TL;DR – Yet another clustering evaluation metric
Davies-Bouldin index was suggested by David L. Davies and Donald W. Bouldin in “A Cluster Separation Measure” (IEEE Transactions on Pattern Analysis and Machine Intelligence. PAMI-1 (2): 224–227. doi:10.1109/TPAMI.1979.4766909, full pdf)
Just like Silhouette score, Calinski-Harabasz index and Dunn index, Davies-Bouldin index provide an internal evaluation schema. I.e. the score is based on the cluster itself and not on external knowledge such as labels.
The Silhouette score reflects how similar a point is to the cluster it is associated with. I.e .for each point with compute the average distance of the point from the points in the nearest cluster minus the average distance of the point from the points in its own cluster divided by the maximum between those distances. The overall score is the average of the score per point. The Silhouette score is bounded from -1 to 1 and higher score means more distinct clusters.
The Calinski-Harabasz index compares the variance between-clusters to the variance within each cluster. This measure is much simpler to calculate then the Silhouette score however it is not bounded. The higher the score the better the separation is.
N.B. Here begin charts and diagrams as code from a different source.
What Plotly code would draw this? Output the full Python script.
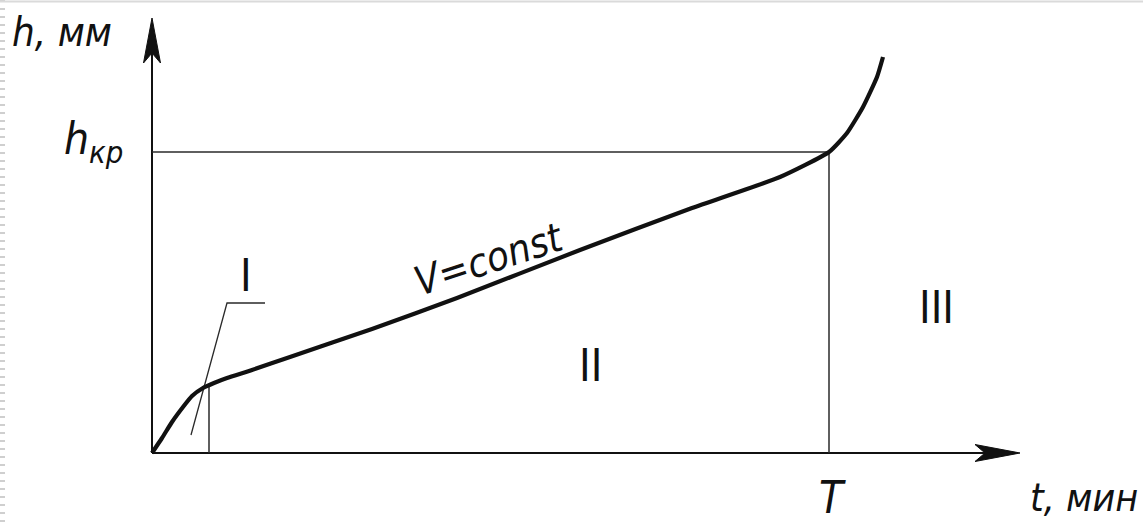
import plotly.graph_objects as go

# Wear curve h(t): running-in (I), steady wear V=const (II), catastrophic wear (III)
curve_t = [0, 10, 20, 31, 40, 51, 62, 75, 100, 138, 220, 305, 428, 540, 628, 677, 695, 711, 725, 731]
curve_h = [0, 15, 31, 46, 57, 65, 70, 75, 83, 96, 124, 155, 203, 245, 276, 301, 320, 346, 376, 396]

t_running_in = 57      # end of running-in period
h_running_in = 68
T_value = 677          # tool life T
h_kr_value = 301       # critical wear h_кр

# Leader line pointing at zone I
leader_t = [39, 75, 113]
leader_h = [18, 150, 150]

# Axis extents (arrow tips)
t_axis_end = 868
h_axis_end = 435
arrow_len = 45
arrow_half = 8.5
arrow_notch = 10

INK = "#111111"
THIN = "#2a2a2a"
FONT = "DejaVu Sans Condensed, Liberation Sans, sans-serif"

fig = go.Figure()

def line(x, y, width, color, **kw):
    fig.add_trace(go.Scatter(x=x, y=y, mode="lines", hoverinfo="skip",
                             line=dict(width=width, color=color, **kw)))

# page ruler marks and top border
line([-149.5, -149.5], [-69, 453], 5, "#cfcfcf", dash="2px,6px")
line([-152, 991], [451.5, 451.5], 2, "#dadada")

# axes
line([0, t_axis_end - arrow_notch], [0, 0], 2, INK)
line([0, 0], [0, h_axis_end - arrow_notch], 2, INK)

# arrowheads
xa = t_axis_end
fig.add_trace(go.Scatter(
    x=[xa, xa - arrow_len, xa - arrow_len + arrow_notch, xa - arrow_len, xa],
    y=[0, arrow_half, 0, -arrow_half, 0],
    mode="lines", fill="toself", fillcolor=INK, hoverinfo="skip",
    line=dict(width=1, color=INK)))
ya = h_axis_end
fig.add_trace(go.Scatter(
    x=[0, arrow_half, 0, -arrow_half, 0],
    y=[ya, ya - arrow_len, ya - arrow_len + arrow_notch, ya - arrow_len, ya],
    mode="lines", fill="toself", fillcolor=INK, hoverinfo="skip",
    line=dict(width=1, color=INK)))

# reference lines
line([0, T_value], [h_kr_value, h_kr_value], 1.5, THIN)
line([T_value, T_value], [0, h_kr_value], 1.5, THIN)
line([t_running_in, t_running_in], [0, h_running_in], 1.5, THIN)
line(leader_t, leader_h, 1.3, THIN)

# wear curve
fig.add_trace(go.Scatter(x=curve_t, y=curve_h, mode="lines", hoverinfo="skip",
                         line=dict(width=4.2, color=INK, shape="spline", smoothing=0.5)))

def label(text, x, y, size, angle=0, italic=True, xanchor="center"):
    fig.add_annotation(x=x, y=y, text=f"<i>{text}</i>" if italic else text,
                       showarrow=False, xanchor=xanchor, yanchor="middle",
                       textangle=angle,
                       font=dict(family=FONT, size=size, color=INK))

label("h, мм", -142, 421, 40, xanchor="left")
label("h<sub>кр</sub>", -90, 312, 44, xanchor="left")
label("t, мин", 876, -44, 39, xanchor="left")
label("T", 680, -44, 44)
label("V=const", 337, 194, 40, angle=-18)
label("I", 94, 178, 44, italic=False)
label("II", 438, 88, 44, italic=False)
label("III", 784, 146, 44, italic=False)

fig.update_layout(
    width=1143, height=522, autosize=False,
    margin=dict(l=0, r=0, t=0, b=0),
    paper_bgcolor="white", plot_bgcolor="white",
    showlegend=False,
    xaxis=dict(range=[-152, 991], visible=False, fixedrange=True),
    yaxis=dict(range=[-69, 453], visible=False, fixedrange=True),
)

fig.write_html("out.html")
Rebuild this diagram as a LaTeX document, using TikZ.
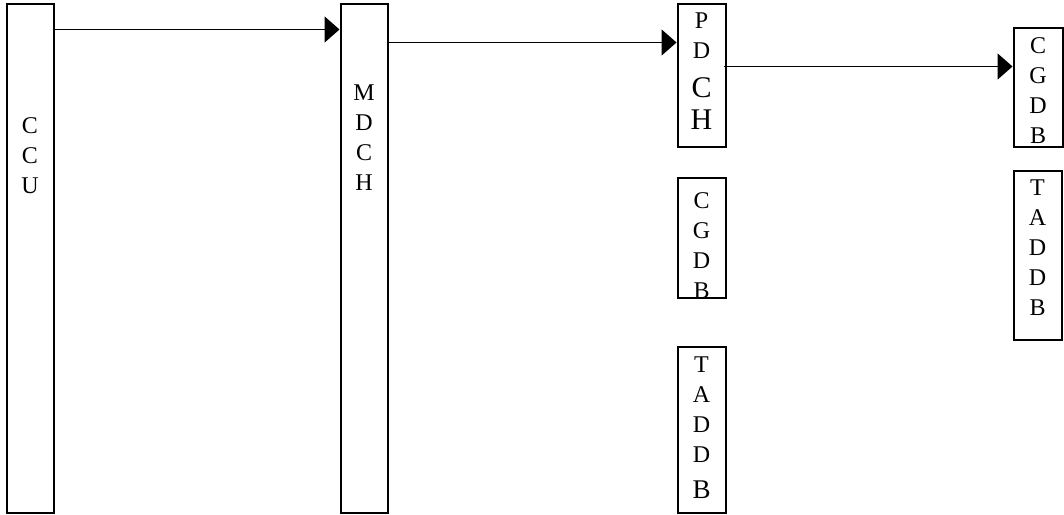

The intuition behind Davies-Bouldin index is the ratio between the within cluster distances and the between cluster distances and computing the average overall the clusters. It is therefore relatively simple to compute, bounded – 0 to 1, lower score is better. However, since it measures the distance between clusters’ centroids it is restricted to using Euclidean distance function.
Silhouette score and Calinski-Harabasz index were previously implemented and are part of scikit-learn and I implemented Davies-Bouldin index. Hopefully this will be my first contribution to scikit-learn, my implementation is here.
thanks for this nice implementation.
Hey! It is a nice implementation. I copied your function davies_bouldin_index in my source code and imported required modules but I am getting a score greater than 1. Is it possible?
I think that if the clustering is something like the result of the dbscan in the first row (here – http://ogrisel.github.io/scikit-learn.org/sklearn-tutorial/auto_examples/cluster/plot_cluster_comparison.html) than the centroids (M_ij) are really close to each other while the S_i’s are larger and that can result values greater than 1.
Hi Tom! Congrats. I found your implementation by chance only after I implemented my own function to compute the DB index. I checked mine against yours and we’re getting the same results (values greater than 1 included). Why is your implementation not merged to scikit-learn alreay on gitbub? Could you check if there is something else you need to address? I would really like to see it in scikit. 🙂
Thank you for the kind words.
This is the current status of the PR – https://github.com/scikit-learn/scikit-learn/pull/7942
I might get to it someday 🙂
I know, I downloaded the code from there. However, it’s been stalled for a while now and it would be nice to finally merge it for us…